Without the pictures, extract every line from the start of the material to the line containing "your audience's attention.</text>", both ends included.

————

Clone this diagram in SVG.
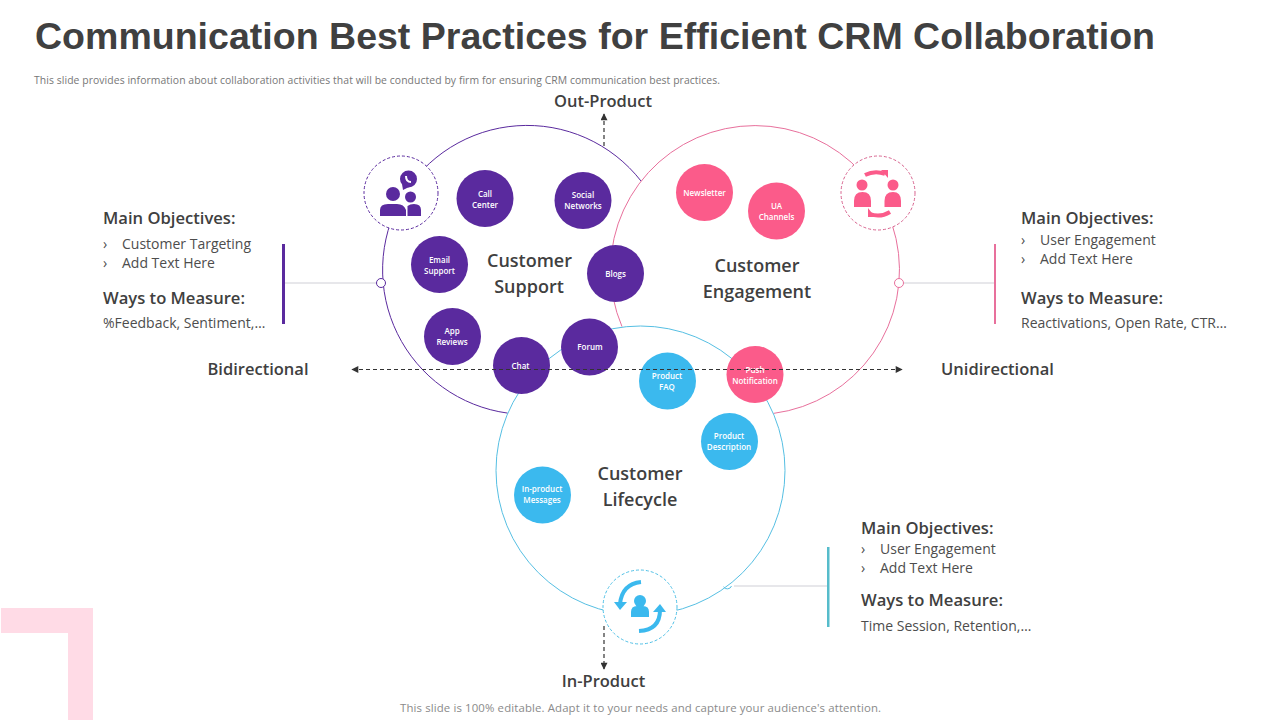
<svg xmlns="http://www.w3.org/2000/svg" width="1280" height="720" viewBox="0 0 1280 720">
<style>
text{font-family:"Open Sans","Noto Sans","Liberation Sans",sans-serif;fill:#404040}
.t{font-family:"Liberation Sans",Arial,sans-serif;font-size:37.5px;font-weight:700}
.n{font-size:8px;font-weight:600;fill:#fff;text-anchor:middle}
.big{font-size:18px;font-weight:600;text-anchor:middle}
.h{font-size:16.6px;font-weight:600}
.b{font-size:14px;fill:#4d4d4d}
.lab{font-size:16.5px;font-weight:600;text-anchor:middle}
.ring{fill:none;stroke-width:1}
.hub{fill:#fff;stroke-width:1;stroke-dasharray:3 2}
.dash{fill:none;stroke:#333;stroke-width:1.2;stroke-dasharray:4 3}
.tick{fill:none;stroke:#cfcfd6;stroke-width:1}
.pu{fill:#5a2a9e}.pk{fill:#fb5b8a}.bl{fill:#3bb9ee}
</style>
<defs>
<marker id="ah" viewBox="0 0 10 10" refX="9" refY="5" markerWidth="8" markerHeight="7" markerUnits="userSpaceOnUse" orient="auto-start-reverse"><path d="M0 0L10 5L0 10Z" fill="#333"/></marker>
</defs>
<rect width="1280" height="720" fill="#fff"/>
<path d="M1 608H93V720H68V633H1Z" fill="#ffdbe6"/>
<text class="t" x="35" y="49" textLength="1120" lengthAdjust="spacing">Communication Best Practices for Efficient CRM Collaboration</text>
<text x="34" y="84" textLength="686" style="font-size:10.4px;fill:#777">This slide provides information about collaboration activities that will be conducted by firm for ensuring CRM communication best practices.</text>
<text x="400" y="712" textLength="481" style="font-size:11.4px;fill:#8a8a8a">This slide is 100% editable. Adapt it to your needs and capture your audience's attention.</text>

<g id="rings">
<path class="ring" stroke="#5a2a9e" d="M641 181A144.5 144.5 0 1 0 507.6 413.1"/>
<path class="ring" stroke="#e8709c" d="M622 326.6A144.5 144.5 0 1 1 773.5 413.4"/>
<circle class="ring" stroke="#56bfe3" cx="640.5" cy="470.5" r="144.5"/>
</g>

<g id="connectors">
<path class="dash" d="M604 146V114" marker-end="url(#ah)"/>
<path class="dash" d="M604 626V669" marker-end="url(#ah)"/>
<path class="tick" d="M284 283H376M904 283H995M734 586H827"/>
<circle cx="381" cy="283" r="4.500" fill="#fff" stroke="#5a2a9e"/>
<circle cx="899" cy="283" r="4.500" fill="#fff" stroke="#e8709c"/>
<path d="M723.500 586.800A4.500 4.500 0 0 0 731.500 586" fill="none" stroke="#56bfe3"/>
<rect x="282" y="244" width="3" height="80" fill="#5a2a9e"/>
<rect x="994" y="244" width="2" height="80" fill="#e8709c"/>
<rect x="827" y="547" width="2.500" height="80" fill="#56bccb"/>
</g>

<g id="hub-support">
<circle class="hub" stroke="#5a2a9e" cx="401" cy="193" r="37"/>
<circle class="pu" cx="393" cy="194" r="7"/><circle class="pu" cx="410.500" cy="197" r="5.500"/>
<path class="pu" d="M380 216V210Q380 204 388 204H397Q404 204 406 210V216ZM407.500 216V206Q410 204 414 204Q421 204 421 210V216Z"/>
<circle class="pu" cx="408.500" cy="179" r="8.500"/><path class="pu" d="M402 184L403 190L409 187Z"/>
<path d="M406 176Q406 182 411 182" fill="none" stroke="#fff" stroke-width="2"/>
</g>
<g id="hub-engagement">
<circle class="hub" stroke="#d8648f" cx="878" cy="193" r="37"/>
<circle class="pk" cx="862" cy="185" r="5.500"/><circle class="pk" cx="893" cy="185" r="5.500"/>
<path class="pk" d="M854 207V201Q854 192 862.500 192Q871 192 871 201V207ZM884.500 207V201Q884.500 192 893 192Q901 192 901 201V207Z"/>
<path d="M865 175Q875 170 885 174" fill="none" stroke="#fb5b8a" stroke-width="4"/><path class="pk" d="M881 170H888V178Z"/>
<path d="M890 212Q880 218 870 214" fill="none" stroke="#fb5b8a" stroke-width="4"/><path class="pk" d="M868 208V217H875Z"/>
</g>
<g id="hub-lifecycle">
<circle class="hub" stroke="#4fc0e6" cx="640" cy="607" r="37"/>
<circle class="bl" cx="640" cy="601" r="6"/><path class="bl" d="M631 617V612Q631 606 637 606H643Q649 606 649 612V617Z"/>
<path d="M641 582Q622 584 620 604" fill="none" stroke="#3bb9ee" stroke-width="4"/><path class="bl" d="M614 602H627L620 610Z"/>
<path d="M639 631Q660 630 660 610" fill="none" stroke="#3bb9ee" stroke-width="4"/><path class="bl" d="M653 612H666L660 604Z"/>
</g>

<g id="call-center"><circle class="pu" cx="485" cy="198.500" r="28.500"/><text class="n" x="485" y="197">Call</text><text class="n" x="485" y="208">Center</text></g>
<g id="social-networks"><circle class="pu" cx="583" cy="200.500" r="28.500"/><text class="n" x="583" y="198">Social</text><text class="n" x="583" y="209">Networks</text></g>
<g id="email-support"><circle class="pu" cx="439.500" cy="264.500" r="28.500"/><text class="n" x="439.500" y="263">Email</text><text class="n" x="439.500" y="274">Support</text></g>
<g id="blogs"><circle class="pu" cx="615.500" cy="273.500" r="28.500"/><text class="n" x="615.500" y="277">Blogs</text></g>
<g id="app-reviews"><circle class="pu" cx="452.500" cy="336.500" r="28.500"/><text class="n" x="452" y="334">App</text><text class="n" x="452" y="345">Reviews</text></g>
<g id="chat"><circle class="pu" cx="521.500" cy="365.500" r="28.500"/><text class="n" x="520.500" y="369">Chat</text></g>
<g id="forum"><circle class="pu" cx="589.500" cy="347" r="28.500"/><text class="n" x="590" y="350">Forum</text></g>
<g id="product-faq"><circle class="bl" cx="667.500" cy="381" r="28.500"/><text class="n" x="667" y="379">Product</text><text class="n" x="667" y="390">FAQ</text></g>
<g id="push-notification"><circle class="pk" cx="755" cy="374.500" r="28.500"/><text class="n" x="755" y="373">Push</text><text class="n" x="755" y="384">Notification</text></g>
<g id="product-description"><circle class="bl" cx="729.500" cy="441.500" r="28.500"/><text class="n" x="729" y="439">Product</text><text class="n" x="729" y="450">Description</text></g>
<g id="in-product-messages"><circle class="bl" cx="542.500" cy="495" r="28.500"/><text class="n" x="542" y="492">In-product</text><text class="n" x="542" y="503">Messages</text></g>
<g id="newsletter"><circle class="pk" cx="704.500" cy="192.500" r="28.500"/><text class="n" x="704.500" y="196">Newsletter</text></g>
<g id="ua-channels"><circle class="pk" cx="776.500" cy="211" r="28.500"/><text class="n" x="776.500" y="209">UA</text><text class="n" x="776.500" y="220">Channels</text></g>

<g id="bidirectional-line"><path class="dash" d="M352 369.500H902" marker-start="url(#ah)" marker-end="url(#ah)"/></g>

<text class="big" x="529.500" y="267">Customer</text><text class="big" x="529" y="293">Support</text>
<text class="big" x="757" y="272">Customer</text><text class="big" x="757" y="298">Engagement</text>
<text class="big" x="640" y="480">Customer</text><text class="big" x="640" y="506">Lifecycle</text>
<text class="lab" x="603" y="107">Out-Product</text>
<text class="lab" x="603.500" y="687">In-Product</text>
<text class="lab" x="258" y="375">Bidirectional</text>
<text class="lab" x="997.500" y="375">Unidirectional</text>

<g id="left-text">
<text class="h" x="103" y="224">Main Objectives:</text>
<text class="b" x="103" y="249">›</text><text class="b" x="122" y="249">Customer Targeting</text>
<text class="b" x="103" y="268">›</text><text class="b" x="122" y="268">Add Text Here</text>
<text class="h" x="103" y="304">Ways to Measure:</text>
<text class="b" x="103" y="328">%Feedback, Sentiment,…</text>
</g>
<g id="right-text">
<text class="h" x="1021" y="224">Main Objectives:</text>
<text class="b" x="1021" y="245">›</text><text class="b" x="1040" y="245">User Engagement</text>
<text class="b" x="1021" y="264">›</text><text class="b" x="1040" y="264">Add Text Here</text>
<text class="h" x="1021" y="304">Ways to Measure:</text>
<text class="b" x="1021" y="328">Reactivations, Open Rate, CTR…</text>
</g>
<g id="bottom-text">
<text class="h" x="861" y="534">Main Objectives:</text>
<text class="b" x="861" y="554">›</text><text class="b" x="880" y="554">User Engagement</text>
<text class="b" x="861" y="573">›</text><text class="b" x="880" y="573">Add Text Here</text>
<text class="h" x="861" y="606">Ways to Measure:</text>
<text class="b" x="861" y="631">Time Session, Retention,…</text>
</g>
</svg>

————

> _FINAL RESULT_:
Clone this diagram in SVG.
<svg xmlns="http://www.w3.org/2000/svg" width="1280" height="720" viewBox="0 0 1280 720">
<style>
text{font-family:"Open Sans","Noto Sans","Liberation Sans",sans-serif;fill:#404040}
.t{font-family:"Liberation Sans",Arial,sans-serif;font-size:37.5px;font-weight:700}
.n{font-size:8px;font-weight:600;fill:#fff;text-anchor:middle}
.big{font-size:18px;font-weight:600;text-anchor:middle}
.h{font-size:16.6px;font-weight:600}
.b{font-size:14px;fill:#4d4d4d}
.lab{font-size:16.5px;font-weight:600;text-anchor:middle}
.ring{fill:none;stroke-width:1}
.hub{fill:#fff;stroke-width:1;stroke-dasharray:3 2}
.dash{fill:none;stroke:#333;stroke-width:1.2;stroke-dasharray:4 3}
.tick{fill:none;stroke:#cfcfd6;stroke-width:1}
.pu{fill:#5a2a9e}.pk{fill:#fb5b8a}.bl{fill:#3bb9ee}
</style>
<defs>
<marker id="ah" viewBox="0 0 10 10" refX="9" refY="5" markerWidth="8" markerHeight="7" markerUnits="userSpaceOnUse" orient="auto-start-reverse"><path d="M0 0L10 5L0 10Z" fill="#333"/></marker>
</defs>
<rect width="1280" height="720" fill="#fff"/>
<path d="M1 608H93V720H68V633H1Z" fill="#ffdbe6"/>
<text class="t" x="35" y="49" textLength="1120" lengthAdjust="spacing">Communication Best Practices for Efficient CRM Collaboration</text>
<text x="34" y="84" textLength="686" style="font-size:10.4px;fill:#777">This slide provides information about collaboration activities that will be conducted by firm for ensuring CRM communication best practices.</text>
<text x="400" y="712" textLength="481" style="font-size:11.4px;fill:#8a8a8a">This slide is 100% editable. Adapt it to your needs and capture your audience's attention.</text>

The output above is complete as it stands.